Arrive enfin le moment solennel de l’échange. Tout le monde réuni dans la salle de réunion, entre deux parts de bûche trop sucrée et un rétroprojecteur qui clignote. On déballe, on surjoue la surprise, on bredouille un merci, parfois on ose le câlin de circonstance. Et toujours, un soupçon de regrets — pour le cadeau reçu, mais surtout pour avoir participé.

Certains réalisent trop tard qu’ils ont offert un objet trop ironique à la mauvaise personne. D’autres constatent que leur propre cadeau n’a même pas été ouvert. Et le stagiaire ? Toujours oublié.

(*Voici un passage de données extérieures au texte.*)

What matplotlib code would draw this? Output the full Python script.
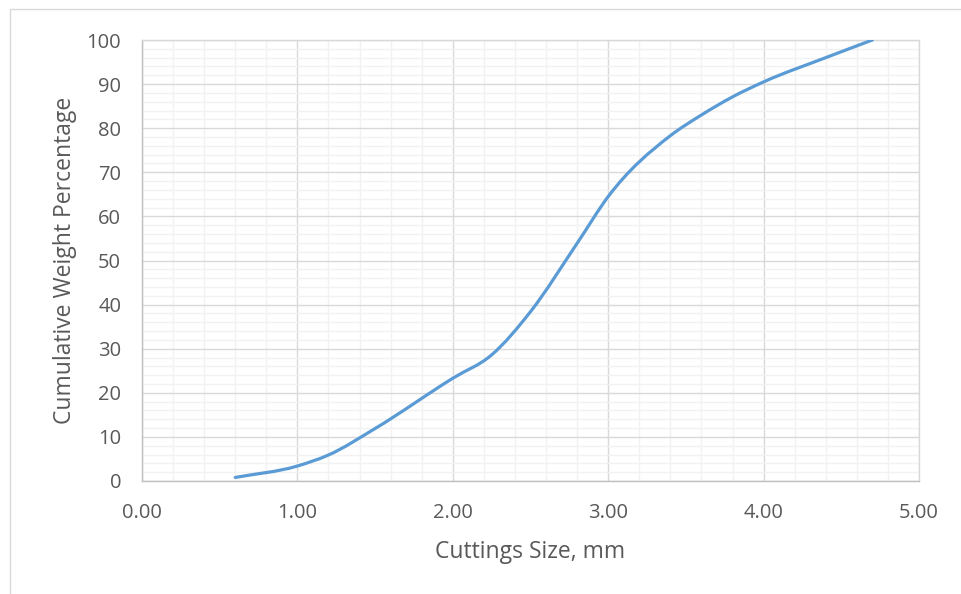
import numpy as np
import matplotlib
matplotlib.use('Agg')
import matplotlib.pyplot as plt
from matplotlib.path import Path
from matplotlib.patches import PathPatch, Rectangle
from matplotlib.ticker import MultipleLocator, FormatStrFormatter

# cuttings size (mm) and cumulative weight percentage
size_mm = [0.6, 1.0, 1.2, 1.5, 2.0, 2.25, 2.5, 2.8, 3.0, 3.4, 3.6, 3.8, 4.0, 4.4, 4.7]
cum_weight = [0.8, 3.4, 5.9, 11.9, 23.3, 28.6, 38.4, 53.9, 64.5, 78.3, 83.0, 87.1, 90.5, 96.0, 100.0]

plt.rcParams['font.family'] = ['Open Sans', 'DejaVu Sans']

fig = plt.figure(figsize=(9.62, 5.94), dpi=100)
ax = fig.add_axes([142/962, 1-481/594, (919-142)/962, (481-40)/594])

# outer chart border, cut off on right/bottom like the reference
fig.patches.append(Rectangle((10/962, -0.1), 1.2, 1 - 9/594 + 0.1, transform=fig.transFigure,
                             fill=False, edgecolor='#d9d9d9', linewidth=1.0))

# smoothed line: cubic bezier segments through the points
x = np.array(size_mm)
y = np.array(cum_weight)
h = np.diff(x)
s = np.diff(y) / h
m = np.empty_like(y)
m[0] = s[0]
m[-1] = s[-1]
m[1:-1] = (h[1:] * s[:-1] + h[:-1] * s[1:]) / (h[:-1] + h[1:])
verts = [(x[0], y[0])]
codes = [Path.MOVETO]
for i in range(len(x) - 1):
    verts += [(x[i] + h[i] / 3, y[i] + m[i] * h[i] / 3),
              (x[i + 1] - h[i] / 3, y[i + 1] - m[i + 1] * h[i] / 3),
              (x[i + 1], y[i + 1])]
    codes += [Path.CURVE4] * 3
ax.add_patch(PathPatch(Path(verts, codes), facecolor='none', edgecolor='#5B9BD5',
                       linewidth=2.3, capstyle='round', zorder=3))

ax.set_xlim(0, 5)
ax.set_ylim(0, 100)
ax.xaxis.set_major_locator(MultipleLocator(1))
ax.xaxis.set_minor_locator(MultipleLocator(0.2))
ax.yaxis.set_major_locator(MultipleLocator(10))
ax.yaxis.set_minor_locator(MultipleLocator(2))
ax.xaxis.set_major_formatter(FormatStrFormatter('%.2f'))

ax.grid(which='minor', color='#f2f2f2', linewidth=1.0)
ax.grid(which='major', color='#d9d9d9', linewidth=1.0)
ax.set_axisbelow(True)

for sp in ['top', 'right']:
    ax.spines[sp].set_color('#d9d9d9')
for sp in ['left', 'bottom']:
    ax.spines[sp].set_color('#bfbfbf')
for sp in ax.spines.values():
    sp.set_linewidth(1.0)

ax.tick_params(which='both', length=0, labelsize=14.5, colors='#595959')
ax.tick_params(axis='x', pad=16)
ax.tick_params(axis='y', pad=15)

ax.set_xlabel('Cuttings Size, mm', fontsize=16.5, color='#595959', labelpad=12)
ax.set_ylabel('Cumulative Weight Percentage', fontsize=16.5, color='#595959', labelpad=7)

fig.savefig('out.png', dpi=100)
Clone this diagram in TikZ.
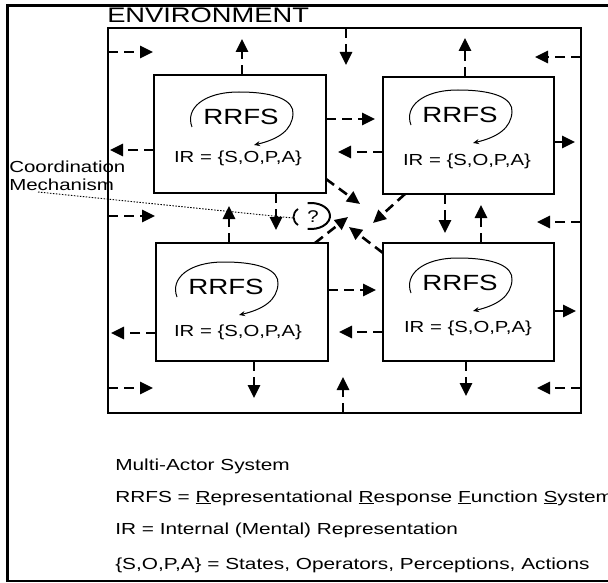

Pourquoi on continue malgré tout

On pourrait croire que l’exercice disparaîtrait, victime de son propre ridicule. Mais non. Chaque année, il revient. Parce que râler ensemble sur les cadeaux ratés, c’est aussi une forme de cohésion. Parce que l’ironie partagée vaut parfois mieux que mille team buildings. Et parce qu’au fond, on préfère se plaindre d’un mug moche que de ne rien recevoir du tout.

Alors oui, le Secret Santa est une absurdité annuelle. Mais une absurdité nécessaire. Un moment de gêne institutionnalisée qui, étrangement, fait tenir l’édifice social du bureau jusqu’à la galette des rois.